[Data extracted from a collection]
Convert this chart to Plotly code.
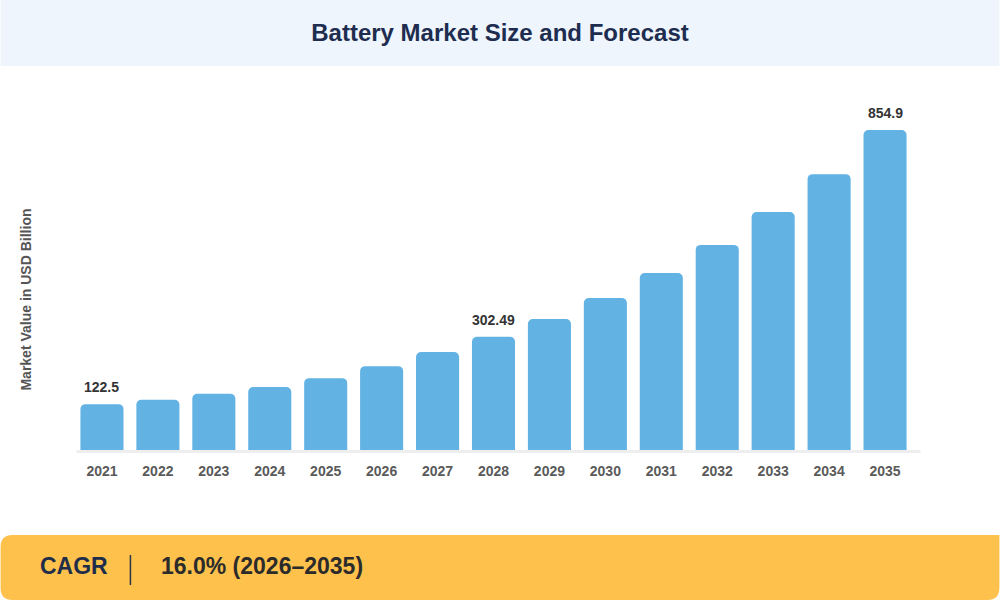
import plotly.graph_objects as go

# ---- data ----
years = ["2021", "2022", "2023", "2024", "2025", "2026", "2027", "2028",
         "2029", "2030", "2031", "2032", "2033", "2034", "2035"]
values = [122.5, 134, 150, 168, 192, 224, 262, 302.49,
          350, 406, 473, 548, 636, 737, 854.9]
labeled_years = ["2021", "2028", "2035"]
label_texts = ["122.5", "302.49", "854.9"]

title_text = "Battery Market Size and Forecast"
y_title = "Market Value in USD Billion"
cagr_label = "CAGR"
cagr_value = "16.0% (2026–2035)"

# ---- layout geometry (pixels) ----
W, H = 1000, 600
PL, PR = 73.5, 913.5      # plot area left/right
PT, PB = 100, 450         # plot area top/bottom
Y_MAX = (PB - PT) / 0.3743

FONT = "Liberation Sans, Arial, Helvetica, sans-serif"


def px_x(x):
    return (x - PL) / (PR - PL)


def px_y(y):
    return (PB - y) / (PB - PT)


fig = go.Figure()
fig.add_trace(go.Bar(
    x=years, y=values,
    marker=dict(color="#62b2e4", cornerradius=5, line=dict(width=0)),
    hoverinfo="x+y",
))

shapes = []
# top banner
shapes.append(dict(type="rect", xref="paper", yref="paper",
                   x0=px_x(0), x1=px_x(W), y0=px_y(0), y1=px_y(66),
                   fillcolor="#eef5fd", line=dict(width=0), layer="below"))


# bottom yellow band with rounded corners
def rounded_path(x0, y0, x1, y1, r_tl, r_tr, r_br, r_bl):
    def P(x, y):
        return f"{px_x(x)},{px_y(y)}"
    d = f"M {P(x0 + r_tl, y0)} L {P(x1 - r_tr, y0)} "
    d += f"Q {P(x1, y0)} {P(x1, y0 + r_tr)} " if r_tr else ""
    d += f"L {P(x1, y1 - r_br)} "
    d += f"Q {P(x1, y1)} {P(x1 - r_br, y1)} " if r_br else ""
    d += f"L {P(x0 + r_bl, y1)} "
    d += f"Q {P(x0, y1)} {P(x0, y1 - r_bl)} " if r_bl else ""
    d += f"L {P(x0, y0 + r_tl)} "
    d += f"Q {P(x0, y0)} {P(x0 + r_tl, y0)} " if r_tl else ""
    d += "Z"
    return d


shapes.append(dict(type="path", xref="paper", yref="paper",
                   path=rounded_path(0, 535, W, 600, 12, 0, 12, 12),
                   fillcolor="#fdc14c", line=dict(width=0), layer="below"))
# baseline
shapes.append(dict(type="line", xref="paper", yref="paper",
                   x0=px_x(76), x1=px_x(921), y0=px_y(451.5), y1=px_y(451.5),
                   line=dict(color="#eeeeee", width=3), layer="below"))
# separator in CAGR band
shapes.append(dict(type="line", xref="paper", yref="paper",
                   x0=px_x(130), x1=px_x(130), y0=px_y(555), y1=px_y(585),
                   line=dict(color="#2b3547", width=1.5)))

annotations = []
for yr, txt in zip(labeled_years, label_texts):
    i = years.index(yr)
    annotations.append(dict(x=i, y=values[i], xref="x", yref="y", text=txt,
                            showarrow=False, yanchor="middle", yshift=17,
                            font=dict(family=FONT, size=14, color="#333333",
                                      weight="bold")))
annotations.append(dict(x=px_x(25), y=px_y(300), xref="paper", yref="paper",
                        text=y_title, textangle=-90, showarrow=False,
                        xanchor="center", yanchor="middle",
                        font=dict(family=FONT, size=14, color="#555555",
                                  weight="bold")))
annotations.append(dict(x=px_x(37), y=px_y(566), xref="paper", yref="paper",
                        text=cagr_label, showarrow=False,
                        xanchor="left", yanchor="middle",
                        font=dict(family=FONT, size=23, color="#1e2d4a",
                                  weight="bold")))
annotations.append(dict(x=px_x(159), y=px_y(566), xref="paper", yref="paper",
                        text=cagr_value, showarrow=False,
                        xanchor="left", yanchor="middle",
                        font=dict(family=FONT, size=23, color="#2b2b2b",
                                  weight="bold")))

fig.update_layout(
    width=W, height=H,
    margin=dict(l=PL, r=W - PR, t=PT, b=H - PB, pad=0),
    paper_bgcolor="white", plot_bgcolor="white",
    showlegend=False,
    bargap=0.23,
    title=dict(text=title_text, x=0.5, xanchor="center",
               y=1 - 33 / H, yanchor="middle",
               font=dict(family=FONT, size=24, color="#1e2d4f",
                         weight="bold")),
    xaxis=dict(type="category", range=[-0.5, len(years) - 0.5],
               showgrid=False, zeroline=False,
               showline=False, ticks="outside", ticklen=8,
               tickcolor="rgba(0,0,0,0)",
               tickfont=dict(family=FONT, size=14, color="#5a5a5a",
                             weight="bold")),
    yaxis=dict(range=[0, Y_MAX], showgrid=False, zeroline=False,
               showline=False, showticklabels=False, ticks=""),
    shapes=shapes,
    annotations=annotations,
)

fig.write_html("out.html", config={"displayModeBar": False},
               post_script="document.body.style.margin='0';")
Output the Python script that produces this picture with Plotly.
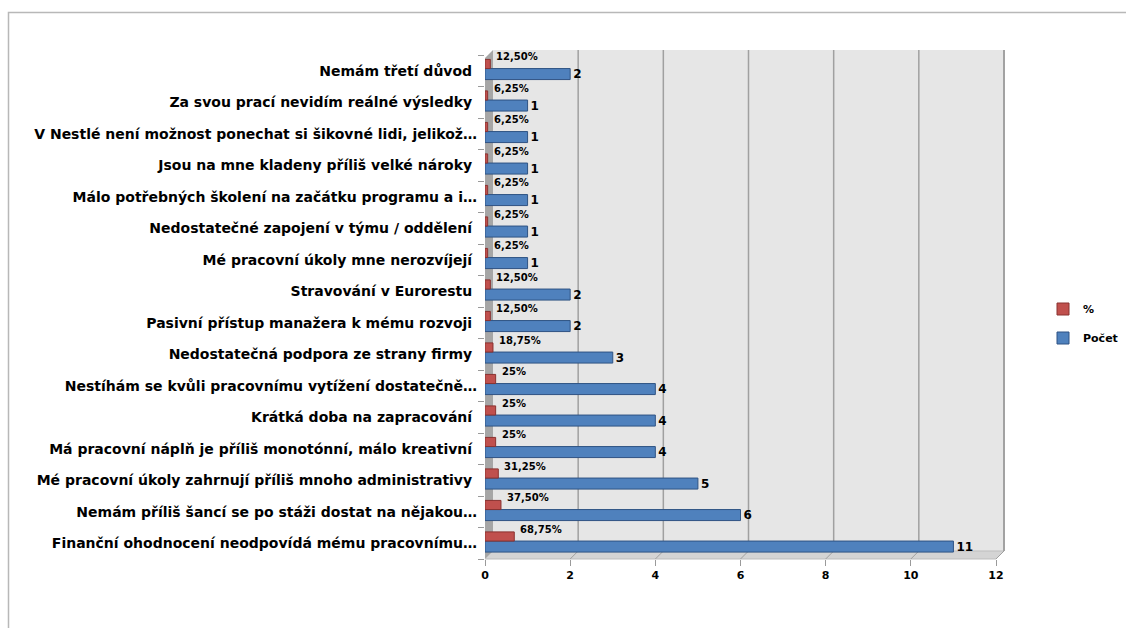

WORK TO COMPLETE: How many of the lines above hold the word "this"? Give only that number.

FULL RESPONSE: 2